Une attitude offensive de Marine Le Pen, qui pourrait se retourner contre elle
La ligne de défense de Marine Le Pen est périlleuse. Faute de pouvoir nier la matérialité des faits qui sont reprochés à son parti, compte tenu des éléments dont dispose la justice au terme de 10 ans d’enquête et des révélations de plusieurs transfuges du RN, elle monte au créneau. Elle était présente lors de l’ouverture du procès et a donné une conférence de presse pour expliquer que rien ne pouvait être reproché à son parti. Elle assume avoir fait travailler des personnes salariées par le PE pour les besoins du RN et de ses cadres, mais conteste que cela soit illégal. Elle sous-entend aussi que la procédure est un règlement de comptes politique nourri par la haine des hiérarques du PE et des juges pour le RN.
Mme Le Pen argue qu’il s’agit d’un double malentendu. Le procès serait, d’abord, le résultat d’une divergence de vues entre le monde judiciaire et le monde politique, le premier ne comprenant pas les fonctions des assistants parlementaires, et refusant de faire droit à la complexité des missions d’un élu. C’est, en somme, le discours qu’avait tenu – sans succès – Pénélope Fillon pour justifier son absence de travail tangible en tant que collaboratrice parlementaire de son époux : il appartiendrait à chaque élu de décider, sans rendre de comptes à personne, de la manière dont il organise son travail et celui de ses collaborateurs. Le second malentendu opposerait les responsables du PE, supposés pétris d’une culture « allemande », qui considère les assistants comme des agents du Parlement, et les élus du RN, nourris d’une culture « française », où les assistants auraient la charge d’un travail proprement politique. Mais, comme on l’a indiqué, les textes du PE sont clairs et étaient connus des élus du RN. Et les décisions de la justice sur le cas de Mme Fillon feront jurisprudence : préparer à diner à un député, assurer sa sécurité, faire la comptabilité de son parti ou s’occuper à tout autre chose encore ne fait pas partie des missions que la collectivité a prévu de financer pour assurer le bon fonctionnement de la démocratie.

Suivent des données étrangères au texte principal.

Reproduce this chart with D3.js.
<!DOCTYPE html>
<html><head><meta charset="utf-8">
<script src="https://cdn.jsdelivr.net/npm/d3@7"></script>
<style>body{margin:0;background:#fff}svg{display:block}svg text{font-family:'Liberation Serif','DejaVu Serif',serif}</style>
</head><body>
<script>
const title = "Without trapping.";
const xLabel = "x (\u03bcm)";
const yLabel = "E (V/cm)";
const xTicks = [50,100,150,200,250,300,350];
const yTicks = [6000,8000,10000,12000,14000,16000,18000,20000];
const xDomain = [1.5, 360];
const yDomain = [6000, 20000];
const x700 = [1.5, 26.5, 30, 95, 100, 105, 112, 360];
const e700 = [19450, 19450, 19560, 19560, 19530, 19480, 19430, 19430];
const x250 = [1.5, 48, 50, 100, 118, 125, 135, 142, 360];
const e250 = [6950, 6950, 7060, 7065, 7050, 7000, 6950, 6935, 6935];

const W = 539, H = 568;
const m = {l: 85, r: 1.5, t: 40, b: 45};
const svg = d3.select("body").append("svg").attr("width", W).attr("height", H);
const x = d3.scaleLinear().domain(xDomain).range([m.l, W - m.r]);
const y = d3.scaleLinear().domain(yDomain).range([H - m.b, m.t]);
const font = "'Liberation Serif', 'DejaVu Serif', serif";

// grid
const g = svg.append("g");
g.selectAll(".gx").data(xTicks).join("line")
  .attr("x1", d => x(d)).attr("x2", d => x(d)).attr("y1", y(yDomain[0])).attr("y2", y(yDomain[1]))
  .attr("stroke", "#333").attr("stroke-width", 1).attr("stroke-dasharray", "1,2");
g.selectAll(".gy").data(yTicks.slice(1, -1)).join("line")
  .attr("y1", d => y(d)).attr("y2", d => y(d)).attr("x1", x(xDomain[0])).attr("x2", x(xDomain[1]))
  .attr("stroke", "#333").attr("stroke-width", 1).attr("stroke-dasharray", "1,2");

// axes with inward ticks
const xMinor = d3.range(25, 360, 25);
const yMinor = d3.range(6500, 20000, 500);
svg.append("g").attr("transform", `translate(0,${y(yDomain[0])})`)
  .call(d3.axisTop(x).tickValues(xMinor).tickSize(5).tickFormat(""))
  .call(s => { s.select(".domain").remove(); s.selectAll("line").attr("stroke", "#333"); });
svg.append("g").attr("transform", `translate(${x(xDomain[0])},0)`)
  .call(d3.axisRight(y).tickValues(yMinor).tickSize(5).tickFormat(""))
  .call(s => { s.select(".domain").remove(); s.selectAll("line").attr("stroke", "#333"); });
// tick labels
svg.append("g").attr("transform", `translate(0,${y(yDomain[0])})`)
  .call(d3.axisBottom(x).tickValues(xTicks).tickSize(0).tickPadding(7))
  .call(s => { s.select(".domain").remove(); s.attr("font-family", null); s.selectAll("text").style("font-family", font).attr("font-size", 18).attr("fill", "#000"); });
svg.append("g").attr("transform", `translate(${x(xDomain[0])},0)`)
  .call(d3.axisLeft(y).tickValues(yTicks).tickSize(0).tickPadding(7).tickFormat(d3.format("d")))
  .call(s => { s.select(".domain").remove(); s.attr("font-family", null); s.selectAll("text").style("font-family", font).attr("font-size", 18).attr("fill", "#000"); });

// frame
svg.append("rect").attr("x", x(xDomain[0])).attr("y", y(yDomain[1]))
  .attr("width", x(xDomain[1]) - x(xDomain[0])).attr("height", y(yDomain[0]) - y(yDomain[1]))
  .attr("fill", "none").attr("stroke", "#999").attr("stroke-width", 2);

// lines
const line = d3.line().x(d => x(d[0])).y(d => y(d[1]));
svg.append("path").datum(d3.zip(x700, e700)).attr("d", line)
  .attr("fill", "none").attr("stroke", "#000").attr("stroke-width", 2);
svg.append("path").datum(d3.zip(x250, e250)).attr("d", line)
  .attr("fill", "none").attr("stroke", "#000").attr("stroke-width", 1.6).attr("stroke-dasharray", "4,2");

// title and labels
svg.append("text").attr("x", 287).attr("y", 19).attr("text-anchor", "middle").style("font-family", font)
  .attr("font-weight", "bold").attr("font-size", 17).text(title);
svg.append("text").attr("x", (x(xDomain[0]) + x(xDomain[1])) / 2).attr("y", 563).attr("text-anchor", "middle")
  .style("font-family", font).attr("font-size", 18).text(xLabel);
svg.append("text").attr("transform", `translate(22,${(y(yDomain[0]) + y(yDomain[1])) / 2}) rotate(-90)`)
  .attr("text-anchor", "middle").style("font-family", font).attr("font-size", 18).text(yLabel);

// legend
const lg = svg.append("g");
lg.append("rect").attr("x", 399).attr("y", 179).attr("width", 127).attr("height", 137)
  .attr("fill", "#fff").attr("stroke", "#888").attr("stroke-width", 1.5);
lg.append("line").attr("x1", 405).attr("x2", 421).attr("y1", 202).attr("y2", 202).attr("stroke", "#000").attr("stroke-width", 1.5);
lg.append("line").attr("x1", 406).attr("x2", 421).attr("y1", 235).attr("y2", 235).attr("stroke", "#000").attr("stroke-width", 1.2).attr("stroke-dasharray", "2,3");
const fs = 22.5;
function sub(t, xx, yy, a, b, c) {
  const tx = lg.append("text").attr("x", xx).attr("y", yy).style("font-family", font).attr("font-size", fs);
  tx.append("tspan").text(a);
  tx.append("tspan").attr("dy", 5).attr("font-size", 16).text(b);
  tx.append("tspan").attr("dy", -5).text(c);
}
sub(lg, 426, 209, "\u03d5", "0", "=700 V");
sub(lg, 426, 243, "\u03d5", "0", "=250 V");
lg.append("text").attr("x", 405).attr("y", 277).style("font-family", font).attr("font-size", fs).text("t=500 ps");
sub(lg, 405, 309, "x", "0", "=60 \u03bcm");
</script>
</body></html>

Une peine d’inéligibilité pour la candidate du RN ?
Certains commentateurs font valoir que le MoDem s’en est tiré sans trop de dégâts. Mais ils oublient que les faits reprochés au RN sont d’une toute autre ampleur (près de 7 millions d’Euros contre moins de 300.000 Euros), et que plusieurs témoins et documents désignent Mme Le Pen comme la grande ordonnatrice du détournement. Elle ne peut, comme M. Bayrou, prétendre n’avoir été au courant de rien. Rappelons aussi que Mme Le Pen a déjà remboursé 300.000 Euros au PE, correspondant aux salaires de son assistante accréditée – qui devait théoriquement résider près d'un des lieux de travail du PE, mais s’occupait en fait des affaires du parti et de sa présidente à Paris.

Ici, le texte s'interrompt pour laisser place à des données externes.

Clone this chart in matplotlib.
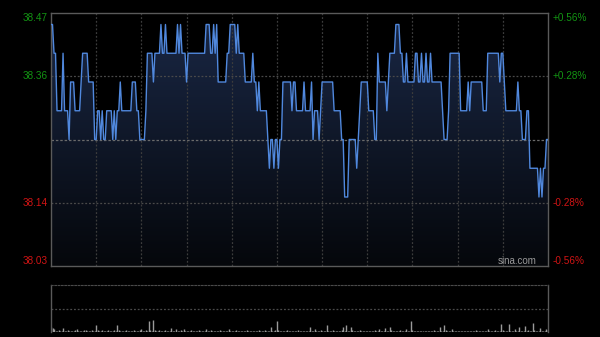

Le pire scénario pour Mme Le Pen serait une condamnation à une peine d’inéligibilité, qui l’empêcherait de se présenter aux présidentielles de 2027 – ou à des présidentielles anticipées, en cas de démission d'Emmanuel Macron. Elle ferait évidemment appel, puis irait en cassation, mais la cour pourrait décider que le recours n’est pas suspensif. Le verdict final pourrait aussi intervenir avant le scrutin. Certes, les juges se montrent toujours prudents quand il s’agit d’interférer avec la vie politique, au nom de la séparation des pouvoirs. Il n’est, en effet, pas anodin de priver la représentante du premier parti de France d’une candidature aux présidentielles. Mais une peine d’inéligibilité reste dans l’ordre du possible, notamment si Mme Le Pen revendique trop crânement le droit de faire abstraction des règles qui régissent l’emploi de l’argent public.
Même si elle échappait à l’inéligibilité, ou si elle obtenait du sursis en la matière, une condamnation écornerait son image. Elle ne perturberait sans doute pas les électeurs historiques du parti : tout comme les fervents supporteurs de Donald Trump, qui resserrent les rangs à chaque nouvelle mise en cause de leur leader, ils interprèteraient une sanction de Mme Le Pen comme la preuve que le « système » veut la faire taire. A cet égard, son implication personnelle dans le procès sera payante. En revanche, une condamnation serait moins du goût des électeurs les plus récemment acquis à la candidate du RN, notamment de ceux qui ont été séduits par son discours sécuritaire et ses appels à l’intransigeance de la justice. Une mise en cause personnelle la priverait d’un des registres favoris de l’extrême-droite, celui du "tous pourris" et de la dénonciation des turpitudes du "système". Quand on monte au mât de cocagne, il faut avoir les braies propres.